Going Where No Food Service Company Has Dared to Go Before

Today — and not for the first time — Bon Appétit Management Company is making history in the food service industry.

Aaron Miller of Miller Livestock in Ohio, a Bon Appétit Farm to Fork partner and the first Food Alliance-certified livestock farm in Ohio. Photo by Sarah Piper/BAMCO Foundation

In a joint announcement with The Humane Society of the United States, we are vowing to stop serving all pork produced using the cruel and inhumane practice of gestation crates and all eggs, including “liquid” ones (those removed from their shells), from hens confined to battery cages by 2015.

This is the next step on the path we’ve been on since 2003, when we said ‘no’ to antibiotics in feed or water for chicken (and later, turkey). Two years after that, we vowed that our hamburgers had to come from cows not given antibiotics routinely or growth hormones ever and that all of our shell eggs had to be Certified Humane.

We serve more than 3 million pounds of pork (including 800,000 pounds of bacon alone) and 1.75 million pounds of liquid eggs, the equivalent of about 11 million shell eggs. Finding more humane sources for those items is not going to be easy: “The products we need aren’t produced in the quantities we need,” my colleague Helene York, director of strategic sourcing and research, writes in a guest post today for Civil Eats. So why are we doing it? “We’re convinced of one thing: the best chance for change is to stop waiting for everyone else to make the first move.”

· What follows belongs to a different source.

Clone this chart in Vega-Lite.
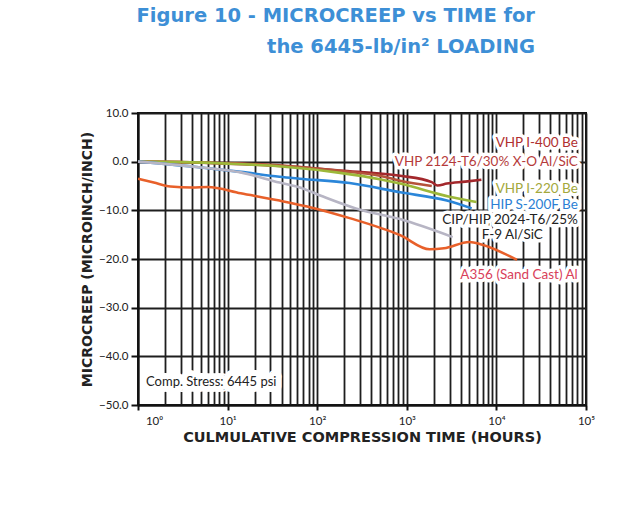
{
  "$schema": "https://vega.github.io/schema/vega-lite/v6.json",
  "width": 448,
  "height": 292,
  "autosize": {"type": "none"},
  "padding": {"left": 138, "top": 113, "right": 35, "bottom": 108},
  "background": "white",
  "config": {
    "view": {"stroke": "#111111", "strokeWidth": 2},
    "font": "Lato"
  },
  "title": {
    "text": ["Figure 10 - MICROCREEP vs TIME for", "the 6445-lb/in² LOADING"],
    "anchor": "end",
    "align": "right",
    "frame": "group",
    "font": "DejaVu Sans",
    "fontSize": 19.5,
    "fontWeight": "bold",
    "color": "#3d8fd6",
    "lineHeight": 31,
    "dx": -51,
    "offset": 50
  },
  "datasets": {
    "series": [
      {"series": "VHP I-400 Be", "t": 1, "v": 0},
      {"series": "VHP I-400 Be", "t": 3, "v": -0.1},
      {"series": "VHP I-400 Be", "t": 10, "v": -0.4},
      {"series": "VHP I-400 Be", "t": 40, "v": -0.9},
      {"series": "VHP I-400 Be", "t": 180, "v": -1.8},
      {"series": "VHP I-400 Be", "t": 842, "v": -2.9},
      {"series": "VHP I-400 Be", "t": 1900, "v": -4.2},
      {"series": "VHP I-400 Be", "t": 2200, "v": -4.9},
      {"series": "VHP I-400 Be", "t": 2800, "v": -4.5},
      {"series": "VHP I-400 Be", "t": 4500, "v": -4.1},
      {"series": "VHP I-400 Be", "t": 6800, "v": -3.7},
      {"series": "VHP 2124-T6/30% X-O Al/SiC", "t": 1, "v": 0},
      {"series": "VHP 2124-T6/30% X-O Al/SiC", "t": 3, "v": -0.1},
      {"series": "VHP 2124-T6/30% X-O Al/SiC", "t": 10, "v": -0.3},
      {"series": "VHP 2124-T6/30% X-O Al/SiC", "t": 40, "v": -0.8},
      {"series": "VHP 2124-T6/30% X-O Al/SiC", "t": 180, "v": -1.9},
      {"series": "VHP 2124-T6/30% X-O Al/SiC", "t": 500, "v": -2.9},
      {"series": "VHP 2124-T6/30% X-O Al/SiC", "t": 842, "v": -3.9},
      {"series": "VHP 2124-T6/30% X-O Al/SiC", "t": 1900, "v": -5.0},
      {"series": "VHP I-220 Be", "t": 1, "v": 0},
      {"series": "VHP I-220 Be", "t": 3, "v": -0.1},
      {"series": "VHP I-220 Be", "t": 10, "v": -0.4},
      {"series": "VHP I-220 Be", "t": 40, "v": -1.0},
      {"series": "VHP I-220 Be", "t": 180, "v": -2.3},
      {"series": "VHP I-220 Be", "t": 500, "v": -3.6},
      {"series": "VHP I-220 Be", "t": 842, "v": -4.5},
      {"series": "VHP I-220 Be", "t": 3000, "v": -7.2},
      {"series": "VHP I-220 Be", "t": 6000, "v": -8.3},
      {"series": "HIP S-200F Be", "t": 1, "v": 0},
      {"series": "HIP S-200F Be", "t": 4.5, "v": -1.1},
      {"series": "HIP S-200F Be", "t": 14, "v": -2.1},
      {"series": "HIP S-200F Be", "t": 38, "v": -3.1},
      {"series": "HIP S-200F Be", "t": 64, "v": -3.5},
      {"series": "HIP S-200F Be", "t": 230, "v": -4.4},
      {"series": "HIP S-200F Be", "t": 842, "v": -6.3},
      {"series": "HIP S-200F Be", "t": 2800, "v": -8.0},
      {"series": "HIP S-200F Be", "t": 5300, "v": -9.6},
      {"series": "CIP/HIP 2024-T6/25% F-9 Al/SiC", "t": 1, "v": 0},
      {"series": "CIP/HIP 2024-T6/25% F-9 Al/SiC", "t": 4.5, "v": -1.1},
      {"series": "CIP/HIP 2024-T6/25% F-9 Al/SiC", "t": 14, "v": -2.2},
      {"series": "CIP/HIP 2024-T6/25% F-9 Al/SiC", "t": 38, "v": -4.3},
      {"series": "CIP/HIP 2024-T6/25% F-9 Al/SiC", "t": 64, "v": -5.3},
      {"series": "CIP/HIP 2024-T6/25% F-9 Al/SiC", "t": 110, "v": -7.0},
      {"series": "CIP/HIP 2024-T6/25% F-9 Al/SiC", "t": 270, "v": -9.6},
      {"series": "CIP/HIP 2024-T6/25% F-9 Al/SiC", "t": 842, "v": -11.8},
      {"series": "CIP/HIP 2024-T6/25% F-9 Al/SiC", "t": 3250, "v": -15.5},
      {"series": "A356 (Sand Cast) Al", "t": 1, "v": -3.5},
      {"series": "A356 (Sand Cast) Al", "t": 1.5, "v": -4.3},
      {"series": "A356 (Sand Cast) Al", "t": 2.3, "v": -5.1},
      {"series": "A356 (Sand Cast) Al", "t": 4, "v": -5.3},
      {"series": "A356 (Sand Cast) Al", "t": 6, "v": -5.2},
      {"series": "A356 (Sand Cast) Al", "t": 14, "v": -6.5},
      {"series": "A356 (Sand Cast) Al", "t": 38, "v": -8.0},
      {"series": "A356 (Sand Cast) Al", "t": 90, "v": -9.5},
      {"series": "A356 (Sand Cast) Al", "t": 230, "v": -11.6},
      {"series": "A356 (Sand Cast) Al", "t": 842, "v": -15.1},
      {"series": "A356 (Sand Cast) Al", "t": 1800, "v": -18.0},
      {"series": "A356 (Sand Cast) Al", "t": 2600, "v": -17.8},
      {"series": "A356 (Sand Cast) Al", "t": 5000, "v": -16.5},
      {"series": "A356 (Sand Cast) Al", "t": 6800, "v": -17.0},
      {"series": "A356 (Sand Cast) Al", "t": 17000, "v": -20.2}
    ],
    "labels": [
      {"series": "VHP I-400 Be", "label": "VHP I-400 Be", "t": 81000, "v": 3.9},
      {"series": "VHP 2124-T6/30% X-O Al/SiC", "label": "VHP 2124-T6/30% X-O Al/SiC", "t": 81000, "v": 0},
      {"series": "VHP I-220 Be", "label": "VHP I-220 Be", "t": 81000, "v": -5.7},
      {"series": "HIP S-200F Be", "label": "HIP S-200F Be", "t": 81000, "v": -9.0},
      {"series": "CIP/HIP 2024-T6/25% F-9 Al/SiC", "label": "CIP/HIP 2024-T6/25%", "t": 81000, "v": -12.0},
      {"series": "CIP/HIP 2024-T6/25% F-9 Al/SiC", "label": "F-9 Al/SiC", "t": 33000, "v": -15.1},
      {"series": "A356 (Sand Cast) Al", "label": "A356 (Sand Cast) Al", "t": 81000, "v": -23.3}
    ],
    "note": [
      {"note": "Comp. Stress: 6445 psi", "t": 1.23, "v": -45.3}
    ]
  },
  "encoding": {
    "x": {
      "field": "t",
      "type": "quantitative",
      "scale": {"type": "log", "domain": [1, 100000], "nice": false},
      "axis": {
        "values": [1,2,3,4,5,6,7,8,9,10,20,30,40,50,60,70,80,90,100,200,300,400,500,600,700,800,900,1000,2000,3000,4000,5000,6000,7000,8000,9000,10000,20000,30000,40000,50000,60000,70000,80000,90000,100000],
        "labelExpr": "datum.value == 1 ? '10⁰' : datum.value == 10 ? '10¹' : datum.value == 100 ? '10²' : datum.value == 1000 ? '10³' : datum.value == 10000 ? '10⁴' : datum.value == 100000 ? '10⁵' : ''",
        "labelOverlap": false,
        "labelFlush": false,
        "labelOffset": {"condition": {"test": "datum.value == 1", "value": 16}, "value": 0},
        "labelFont": "Lato",
        "labelFontSize": 11.5,
        "labelColor": "#222222",
        "labelPadding": 5,
        "tickSize": 5,
        "tickWidth": 2,
        "tickColor": "#111111",
        "tickOpacity": {"condition": {"test": "datum.value == 1 || datum.value == 10 || datum.value == 100 || datum.value == 1000 || datum.value == 10000 || datum.value == 100000", "value": 1}, "value": 0},
        "domainColor": "#111111",
        "domainWidth": 2,
        "grid": true,
        "gridColor": "#1e1e1e",
        "gridWidth": 1.8,
        "gridOpacity": 1,
        "title": "CULMULATIVE COMPRESSION TIME (HOURS)",
        "titleFont": "DejaVu Sans",
        "titleFontSize": 14.5,
        "titleFontWeight": "bold",
        "titleColor": "#222222",
        "titlePadding": 4
      }
    },
    "y": {
      "field": "v",
      "type": "quantitative",
      "scale": {"domain": [-50, 10], "nice": false, "zero": false},
      "axis": {
        "values": [-50, -40, -30, -20, -10, 0, 10],
        "format": ".1f",
        "labelFont": "Lato",
        "labelFontSize": 11.5,
        "labelColor": "#222222",
        "labelPadding": 3,
        "tickSize": 7,
        "tickWidth": 2,
        "tickColor": "#111111",
        "domainColor": "#111111",
        "domainWidth": 2,
        "grid": true,
        "gridColor": "#1e1e1e",
        "gridWidth": 1.8,
        "gridOpacity": 1,
        "title": "MICROCREEP (MICROINCH/INCH)",
        "titleFont": "DejaVu Sans",
        "titleFontSize": 14,
        "titleFontWeight": "bold",
        "titleColor": "#222222",
        "titlePadding": 4
      }
    }
  },
  "layer": [
    {
      "data": {"name": "series"},
      "mark": {"type": "line", "strokeWidth": 2.6, "interpolate": "monotone", "clip": true},
      "encoding": {
        "detail": {"field": "series"},
        "color": {
          "field": "series",
          "type": "nominal",
          "legend": null,
          "scale": {
            "domain": ["VHP I-400 Be", "VHP 2124-T6/30% X-O Al/SiC", "VHP I-220 Be", "HIP S-200F Be", "CIP/HIP 2024-T6/25% F-9 Al/SiC", "A356 (Sand Cast) Al"],
            "range": ["#a3282c", "#b5533a", "#9db83a", "#2b86d9", "#b7b5c4", "#e8602a"]
          }
        }
      }
    },
    {
      "data": {"name": "labels"},
      "mark": {"type": "text", "align": "right", "baseline": "middle", "font": "Lato", "fontSize": 13.5, "stroke": "white", "strokeWidth": 7, "strokeJoin": "round", "fill": "white"},
      "encoding": {"text": {"field": "label"}}
    },
    {
      "data": {"name": "labels"},
      "mark": {"type": "text", "align": "right", "baseline": "middle", "font": "Lato", "fontSize": 13.5},
      "encoding": {
        "text": {"field": "label"},
        "color": {
          "field": "series",
          "type": "nominal",
          "legend": null,
          "scale": {
            "domain": ["VHP I-400 Be", "VHP 2124-T6/30% X-O Al/SiC", "VHP I-220 Be", "HIP S-200F Be", "CIP/HIP 2024-T6/25% F-9 Al/SiC", "A356 (Sand Cast) Al"],
            "range": ["#b03030", "#b53a3a", "#a3a83c", "#2b7fd4", "#222222", "#d8415a"]
          }
        }
      }
    },
    {
      "data": {"name": "note"},
      "mark": {"type": "text", "align": "left", "baseline": "middle", "font": "Lato", "fontSize": 13, "stroke": "white", "strokeWidth": 12, "strokeJoin": "round", "fill": "white"},
      "encoding": {"text": {"field": "note"}}
    },
    {
      "data": {"name": "note"},
      "mark": {"type": "text", "align": "left", "baseline": "middle", "font": "Lato", "fontSize": 13, "color": "#222222"},
      "encoding": {"text": {"field": "note"}}
    }
  ],
  "resolve": {"scale": {"color": "independent"}}
}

We are not only raising the minimum standards for what we will buy; we are also making a commitment that by 2015, at least 25 percent of all our meat, poultry, and eggs will meet the highest animal welfare standards, as verified by the independent third parties Animal Welfare Approved, Food Alliance, Humane Farm Animal Care, or Global Animal Partnership. These four groups don’t just ban gestation crates and battery cages, they prohibit routine antibiotics and all hormones, and reward producers for allowing animals to engage in their natural behaviors.

“Today’s announcement by Bon Appétit is yet another benchmark for others in the food service sector to strive to reach,” writes Wayne Pacelle, President of The Humane Society, in a blog post today. “The company is demonstrating that being socially responsible is not a bromide or a slogan, but an operational principle.”

Indeed it is. That’s why we’ve set defined deadlines and defined goals. As Bon Appétit CEO Fedele Bauccio said angrily to me last week, when I asked what would happen if we couldn’t locate enough humane pork suppliers by 2015 to meet our supply needs: “Then we’ll menu differently — we’ll serve more turkey sandwiches! I’m not waiting for these guys anymore.”